Bishop calls for compassion towards refugees
The former Church of England Bishop Stephen Lowe has robustly defended the right of refugees to find a safe place in the UK. In an energetic discussion on LBC, he called for compassion for the hundreds of people risking a Channel crossing to come to this country. He was challenged by a caller who thought the people were not desperate, but economic migrants who could find safety in France. But the Bishop said they were fleeing war and famine and “you’d have to be desperate if you’re crossing one of the busiest shipping routes in the world in a rubber dinghy”.
Meanwhile, the Rev Gareth Jones from Ilford, has criticised the CofE for failing to appoint a National Refugee Welcome Co-ordinator. He said the role was needed to co-ordinate work with refugees across the country. In a letter to the Church Times, he said many parish based refugee and asylum support initiatives had closed because of the lockdown. The CofE said the role was to enable dioceses to create their own capacity to help refugees and there are local coordinators now.

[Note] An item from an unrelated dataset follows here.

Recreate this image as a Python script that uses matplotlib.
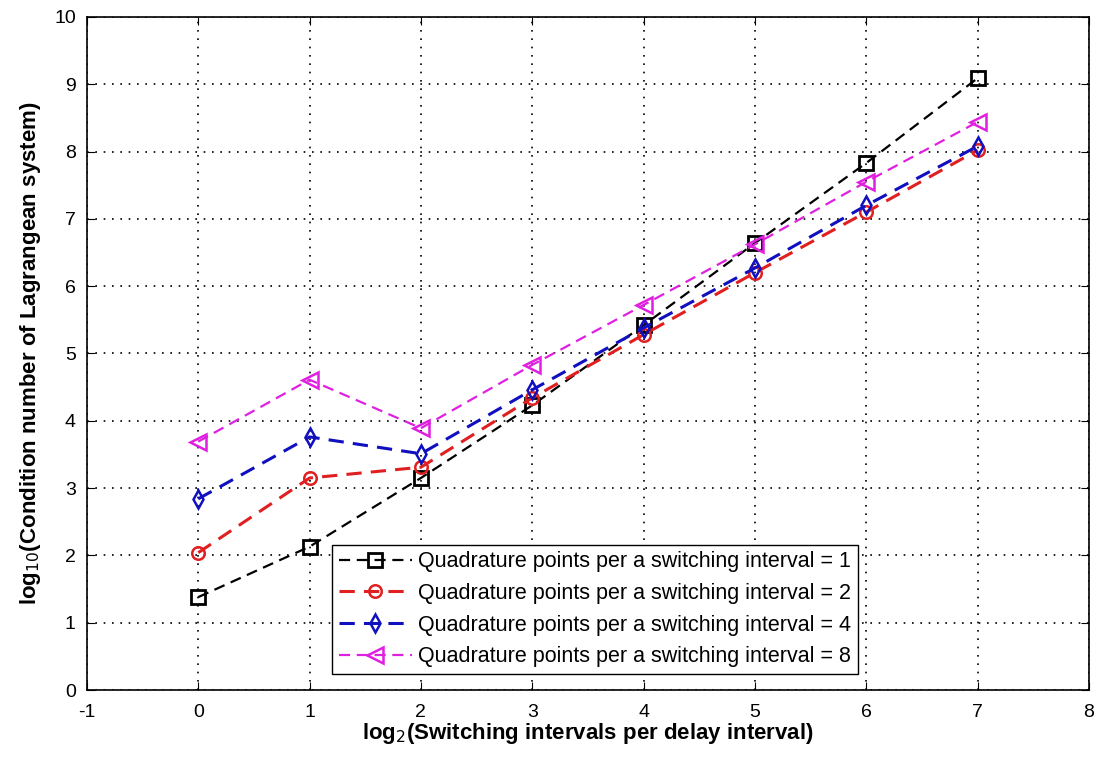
import numpy as np
import matplotlib.pyplot as plt

plt.rcParams['font.family'] = ['Liberation Sans', 'DejaVu Sans']
plt.rcParams['axes.unicode_minus'] = False

# Datos
x = [0, 1, 2, 3, 4, 5, 6, 7]
q1 = [1.38, 2.13, 3.15, 4.23, 5.42, 6.64, 7.83, 9.09]
q2 = [2.04, 3.15, 3.31, 4.34, 5.28, 6.20, 7.10, 8.02]
q4 = [2.84, 3.76, 3.51, 4.46, 5.38, 6.27, 7.20, 8.08]
q8 = [3.69, 4.61, 3.89, 4.83, 5.72, 6.62, 7.55, 8.44]
labels = ['Quadrature points per a switching interval = 1',
          'Quadrature points per a switching interval = 2',
          'Quadrature points per a switching interval = 4',
          'Quadrature points per a switching interval = 8']

fig = plt.figure(figsize=(11, 7.58), dpi=100)
ax = fig.add_axes([0.079, 0.0897, 0.911, 0.888])

dash = (5, 3)
ax.plot(x, q1, color='black', linestyle='--', dashes=dash, marker='s', markersize=10,
        markerfacecolor='none', markeredgewidth=2, linewidth=1.6, label=labels[0])
ax.plot(x, q2, color='#e02020', linestyle='--', dashes=dash, marker='o', markersize=9,
        markerfacecolor='none', markeredgewidth=1.8, linewidth=2.2, label=labels[1])
ax.plot(x, q4, color='#1010c0', linestyle='--', dashes=dash, marker='d', markersize=9,
        markerfacecolor='none', markeredgewidth=1.8, linewidth=2.2, label=labels[2])
ax.plot(x, q8, color='#e020e0', linestyle='--', dashes=dash, marker='<', markersize=11,
        markerfacecolor='none', markeredgewidth=1.8, linewidth=1.6, label=labels[3])

ax.set_xlim(-1, 8)
ax.set_ylim(0, 10)
ax.set_xticks(np.arange(-1, 9))
ax.set_yticks(np.arange(0, 11))
ax.tick_params(direction='in', top=True, right=True, labelsize=14, length=6)
ax.tick_params(axis='x', pad=10)
ax.tick_params(axis='y', pad=8)
ax.grid(True, linestyle=(0, (1, 4)), color='black', linewidth=1.2)
for s in ax.spines.values():
    s.set_linewidth(1.2)

ax.set_xlabel(r'log$_2$(Switching intervals per delay interval)', fontsize=16,
              fontweight='bold', labelpad=0)
ax.set_ylabel(r'log$_{10}$(Condition number of Lagrangean system)', fontsize=16,
              fontweight='bold', labelpad=8)

leg = ax.legend(loc='lower left', bbox_to_anchor=(0.234, 0.008), fontsize=15.5,
                fancybox=False, framealpha=1, edgecolor='black',
                borderpad=0.3, labelspacing=0.5, handlelength=3.4,
                handletextpad=0.3)
leg.get_frame().set_linewidth(1)

plt.savefig('out.png', dpi=100)
plt.close()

Sex abuse and Jehovah’s Witnesses’ response
The Independent Inquiry into Child Sexual Abuse is hearing evidence this week from religious organisations. The Guardian reports that two former Jehovah’s Witness elders, who gave evidence on Monday, called for mandatory reporting of child sexual abuse, taking it out of the hands of the church. The story emerged of overbearing authoritarianism, strict codes of conduct and exclusive social lives barricaded from the world outside. A survivor of sexual abuse told her story. The inquiry was told that elders were given internal training on how to deal with abuse allegations. A Guardian investigation of the Jehovah’s Witnesses, in 2018, based on allegations from more than 100 people, revealed a “culture of cover-up and lies”.
Covid19 outbreak in monastery in Assisi
Ten Franciscan friars and eight novices in the community at the Basilica of St. Francis of Assisi, have tested positive this week for COVID-19. The Catholic News Agency reports that all are in isolation and good health. They include novices who arrived from European countries to begin their training. All are being kept away from the public, so tourists and pilgrims can continue as normal. Umbria, the region in which Assisi is located, had one of the lowest number of coronavirus cases in Italy
$5million from Islamic Relief for the people of Beirut
The Muslim aid agency Islamic Relief has pledged $5 million in emergency funding to help the people of Lebanon following the explosion which devastated Beirut. 155 people died, 300,000 people are homeless, and aid workers are struggling to meet the need for food, water, medicine and shelter. The store next to the building which exploded, contained 18 months of grain and food shortages are expected as a result. The charity says that Islamic Relief Lebanon is aiming to provide 7,500 people with food parcels for the next two months as well as non-food items such as lamps, fans, hygiene kits, tarpaulins and blankets for 10,000 people. The country was in lockdown when the explosion happened.